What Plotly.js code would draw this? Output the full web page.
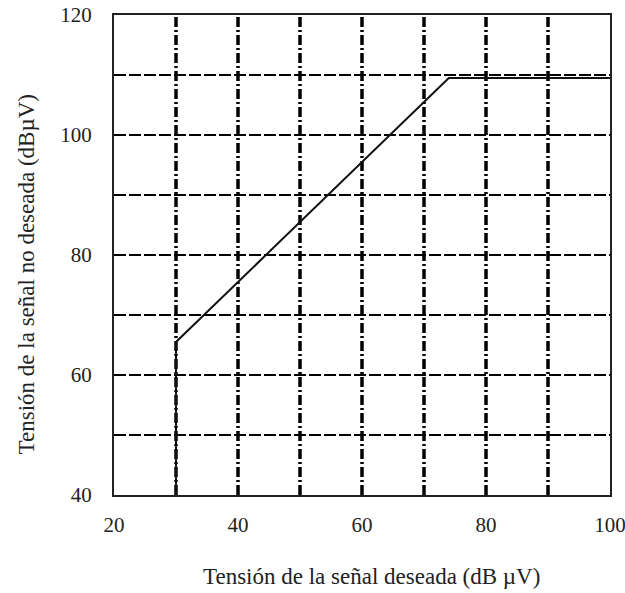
<!DOCTYPE html>
<html><head><meta charset="utf-8">
<script src="https://cdn.plot.ly/plotly-3.0.1.min.js"></script>
<style>body{margin:0;background:#fff}#c{width:625px;height:593px}</style>
</head><body><div id="c"></div>
<script>
const xVals = [30, 30, 74, 100];
const yVals = [40, 65.5, 109.5, 109.5];
const xTicks = [20, 40, 60, 80, 100];
const yTicks = [40, 60, 80, 100, 120];
const xGrid = [30, 40, 50, 60, 70, 80, 90];
const yGrid = [50, 60, 70, 80, 90, 100, 110];
const xTitle = 'Tensión de la señal deseada (dB µV)';
const yTitle = 'Tensión de la señal no deseada (dBµV)';

const tickFont = {family: '"Liberation Serif", "Times New Roman", serif', size: 21, color: '#222'};
const titleFont = {family: '"Liberation Serif", "Times New Roman", serif', size: 23, color: '#222'};
const traces = [{
  x: xVals, y: yVals, type: 'scatter', mode: 'lines',
  line: {color: '#111', width: 2}, hoverinfo: 'skip', showlegend: false
}];
const layout = {
  width: 625, height: 593,
  margin: {l: 114, r: 15, t: 15, b: 98},
  paper_bgcolor: '#fff', plot_bgcolor: '#fff',
  font: tickFont,
  xaxis: {
    range: [20, 100], tickvals: xTicks, ticktext: xTicks.map(String),
    showgrid: false, zeroline: false, showline: true, mirror: true,
    linecolor: '#222', linewidth: 2, ticks: '', tickfont: tickFont,
    ticklabelstandoff: 10, ticklabeloverflow: 'allow'
  },
  yaxis: {
    range: [40, 120], tickvals: yTicks, ticktext: yTicks.map(String),
    showgrid: false, zeroline: false, showline: true, mirror: true,
    linecolor: '#222', linewidth: 2, ticks: '', tickfont: tickFont,
    ticklabelstandoff: 16, ticklabeloverflow: 'allow'
  },
  annotations: [
    {text: xTitle, xref: 'paper', yref: 'paper', x: 0.52, y: -0.169,
     xanchor: 'center', yanchor: 'middle', showarrow: false, font: titleFont},
    {text: yTitle, xref: 'paper', yref: 'paper', x: -0.177, y: 0.46, textangle: -90,
     xanchor: 'center', yanchor: 'middle', showarrow: false, font: titleFont}
  ],
  shapes: [
    ...xGrid.map(v => ({type: 'line', xref: 'x', yref: 'paper', x0: v, x1: v, y0: 0, y1: 1,
      line: {color: '#000', width: 3.5, dash: '10px,3px,2px,3px'}, layer: 'below'})),
    ...yGrid.map(v => ({type: 'line', xref: 'paper', yref: 'y', x0: 0, x1: 1, y0: v, y1: v,
      line: {color: '#000', width: 2, dash: '12px,3px'}, layer: 'below'}))
  ]
};
Plotly.newPlot('c', traces, layout, {staticPlot: true});
</script></body></html>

_The task_.
Restate exactly, please, only the lines between the start of the data and the line containing "const yTitle = 'Tensión", both ends included, skipping the pictures.

_Result for this task_.
What Plotly.js code would draw this? Output the full web page.
<!DOCTYPE html>
<html><head><meta charset="utf-8">
<script src="https://cdn.plot.ly/plotly-3.0.1.min.js"></script>
<style>body{margin:0;background:#fff}#c{width:625px;height:593px}</style>
</head><body><div id="c"></div>
<script>
const xVals = [30, 30, 74, 100];
const yVals = [40, 65.5, 109.5, 109.5];
const xTicks = [20, 40, 60, 80, 100];
const yTicks = [40, 60, 80, 100, 120];
const xGrid = [30, 40, 50, 60, 70, 80, 90];
const yGrid = [50, 60, 70, 80, 90, 100, 110];
const xTitle = 'Tensión de la señal deseada (dB µV)';
const yTitle = 'Tensión de la señal no deseada (dBµV)';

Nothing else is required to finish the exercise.